By Prof Dr Ian Blackshaw
From media and other accounts, racism in football – at the elite and also at the grass roots levels – continues to rise, despite the efforts of the football authorities to ‘kick it out’ of the game!
It has been reported that racism has more than doubled in the last five years.
The latest glaring example followed the 2019 UEFA Super Cup game, held on 14 August in Turkey, with racist abuse, on social media, directed at Chelsea striker, Tammy Abraham, after his penalty shot was saved by the Liverpool keeper, thus giving them the victory.
Gianni Infantino, the FIFA President, has condemned this rising trend and stated that racism has no place in football – whether at the highest professional level or in a school playground. “Racism needs to end.
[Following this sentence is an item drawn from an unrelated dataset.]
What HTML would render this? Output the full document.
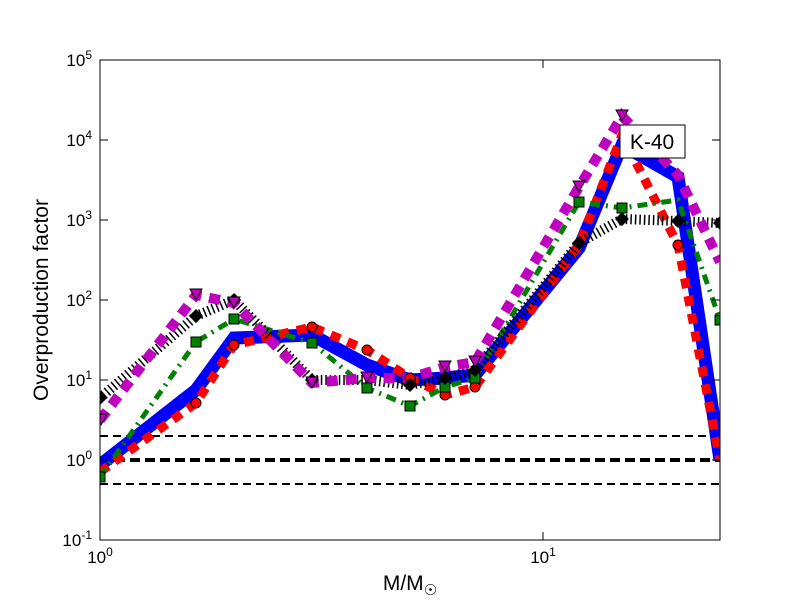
<!DOCTYPE html><html><head><style>body{margin:0;background:#fff}svg{display:block}text{font-family:"Liberation Sans",sans-serif}</style></head><body>
<svg width="800" height="600" xmlns="http://www.w3.org/2000/svg">
<rect width="800" height="600" fill="#fff"/>
<defs><clipPath id="c"><rect x="100" y="60" width="620" height="480"/></clipPath></defs>
<g clip-path="url(#c)" fill="none">
<line x1="100" x2="720" y1="436" y2="436" stroke="#000" stroke-width="2" stroke-dasharray="8,5"/>
<line x1="100" x2="720" y1="460" y2="460" stroke="#000" stroke-width="4" stroke-dasharray="10,5"/>
<line x1="100" x2="720" y1="484" y2="484" stroke="#000" stroke-width="2" stroke-dasharray="8,5"/>
<polyline stroke="#0000ff" stroke-width="13" points="100,465 196,390 234,338 312,335 367,365 410,380 445,378 475,375 579,248 622,145 678,177 720,460"/>
<polyline stroke="#ff0000" stroke-width="9" stroke-dasharray="10,8" points="100,472 196,403 234,345 312,327 367,350 410,378 445,395 475,387 579,245 622,135 678,245 720,460"/>
<polyline stroke="#008000" stroke-width="5" stroke-dasharray="10,6,2,6" points="100,477 196,342 234,319 312,343 367,388 410,406 445,387 475,378 579,202 622,208 678,200 720,320"/>
<polyline stroke="#000" stroke-width="10" stroke-dasharray="1.5,3" points="100,398 196,316 234,300 312,380 367,380 410,385 445,378 475,370 579,243 622,219 678,221 720,223"/>
<polyline stroke="#bf00bf" stroke-width="10" stroke-dasharray="11,8" points="100,420 196,295 234,303 312,383 367,378 410,378 445,367 475,362 579,187 622,116 678,175 720,262"/>
<g fill="#ff0000" stroke="#000">
<circle cx="196" cy="403" r="5"/><circle cx="234" cy="345" r="5"/><circle cx="312" cy="327" r="5"/><circle cx="367" cy="350" r="5"/><circle cx="410" cy="378" r="5"/><circle cx="445" cy="395" r="5"/><circle cx="475" cy="387" r="5"/><circle cx="678" cy="245" r="5"/></g>
<g fill="#008000" stroke="#000">
<rect x="95" y="472" width="10" height="10"/><rect x="191" y="337" width="10" height="10"/><rect x="229" y="314" width="10" height="10"/><rect x="307" y="338" width="10" height="10"/><rect x="362" y="383" width="10" height="10"/><rect x="405" y="401" width="10" height="10"/><rect x="440" y="382" width="10" height="10"/><rect x="470" y="373" width="10" height="10"/><rect x="574" y="197" width="10" height="10"/><rect x="617" y="203" width="10" height="10"/><rect x="715" y="315" width="10" height="10"/></g>
<g fill="#000"><path d="M100,391l7,7-7,7-7-7z M196,309l7,7-7,7-7-7z M234,293l7,7-7,7-7-7z M312,373l7,7-7,7-7-7z M410,378l7,7-7,7-7-7z M445,371l7,7-7,7-7-7z M475,363l7,7-7,7-7-7z M579,236l7,7-7,7-7-7z M622,212l7,7-7,7-7-7z M678,214l7,7-7,7-7-7z M720,216l7,7-7,7-7-7z"/></g>
<g fill="#bf00bf" stroke="#000"><path d="M190,289h12l-6,11z M228,297h12l-6,11z M306,377h12l-6,11z M361,372h12l-6,11z M439,361h12l-6,11z M469,356h12l-6,11z M573,181h12l-6,11z M616,110h12l-6,11z M95,414h12l-6,11z"/></g>
</g>
<rect x="100" y="60" width="620" height="480" fill="none" stroke="#000"/>
<g stroke="#000">
<line x1="100" x2="108" y1="140" y2="140"/><line x1="100" x2="108" y1="220" y2="220"/><line x1="100" x2="108" y1="300" y2="300"/><line x1="100" x2="108" y1="380" y2="380"/><line x1="100" x2="108" y1="460" y2="460"/>
<line x1="712" x2="720" y1="140" y2="140"/><line x1="712" x2="720" y1="220" y2="220"/><line x1="712" x2="720" y1="300" y2="300"/><line x1="712" x2="720" y1="380" y2="380"/><line x1="712" x2="720" y1="460" y2="460"/>
<line x1="543" x2="543" y1="540" y2="532"/><line x1="543" x2="543" y1="60" y2="68"/>
</g>
<g font-size="17" text-anchor="end">
<text x="92" y="66">10<tspan font-size="12" dy="-7">5</tspan></text>
<text x="92" y="146">10<tspan font-size="12" dy="-7">4</tspan></text>
<text x="92" y="226">10<tspan font-size="12" dy="-7">3</tspan></text>
<text x="92" y="306">10<tspan font-size="12" dy="-7">2</tspan></text>
<text x="92" y="386">10<tspan font-size="12" dy="-7">1</tspan></text>
<text x="92" y="466">10<tspan font-size="12" dy="-7">0</tspan></text>
<text x="92" y="546">10<tspan font-size="12" dy="-7">-1</tspan></text>
</g>
<g font-size="17" text-anchor="middle"><text x="100" y="563">10<tspan font-size="12" dy="-7">0</tspan></text><text x="543" y="563">10<tspan font-size="12" dy="-7">1</tspan></text></g>
<text x="410" y="590" font-size="21" text-anchor="middle">M/M<tspan font-size="15" dy="5">☉</tspan></text>
<text transform="translate(48,300) rotate(-90)" font-size="21" text-anchor="middle">Overproduction factor</text>
<rect x="620" y="125" width="65" height="33" fill="#fff" stroke="#000"/>
<text x="652" y="149" font-size="21" text-anchor="middle">K-40</text>
</svg></body></html>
Full stop.”
In fact, FIFA has recently updated its Disciplinary Code after 15 years – not before time, one might argue! – and has reinforced its zero-tolerance policy on racism and discrimination in any and all its hideous forms.
Article 13 of the Code, effective as of 15 July 2019, now provides as follows:
“Any person who offends the dignity or integrity of a country, a person or group of people through contemptuous, discriminatory or derogatory words or actions (by any means whatsoever) on account of race, skin colour, ethnic, national or social origin, gender, disability, sexual orientation, language, religion, political opinion, wealth, status or any other status or any other reason, shall be sanctioned with a suspension lasting at least ten matches or a specific period, or any other appropriate disciplinary measure.”
As a general rule, a match is automatically forfeited if the referee decides to abandon it after having applied the three-step procedure for disciplinary incidents.
The three-step procedure allows referees to stop, suspend or abandon games due to racist chanting.
FIFA is encouraging a wider adoption by football bodies of this procedure, which is already in use in all FIFA and UEFA tournaments and also in Britain.
For reoffenders involved in racist or discriminatory incidents or if the circumstances of the case require it, the disciplinary measures now include the implementation of a prevention plan to foster education on diversity and fight discrimination in football.
Also, FIFA’s Disciplinary Committee may permit the victim to make a statement, allowing the latter to participate in the proceedings.
The revised Code also contains some new provisions regarding the enforcement of both financial and non-financial decisions of the FIFA Disciplinary Committee set out in Article 15.
FIFA acknowledges that it must use its prominent global position to exercise its power as football’s world governing body.
Also, pursuant to new Article 42 of the Code, FIFA may provide financial legal aid and access to legal counsel, who will act on a ‘pro bono’ basis, to those whose financial means would otherwise preclude them from participating in disciplinary proceedings.
Notwithstanding all of the above, the question is being asked in many quarters, including amongst players and fans: are these measures strong enough to deter racism in football and halt its rise and facilitate its decline in future?
Sadly, time alone will tell and one should not, I fear, hold one’s breath!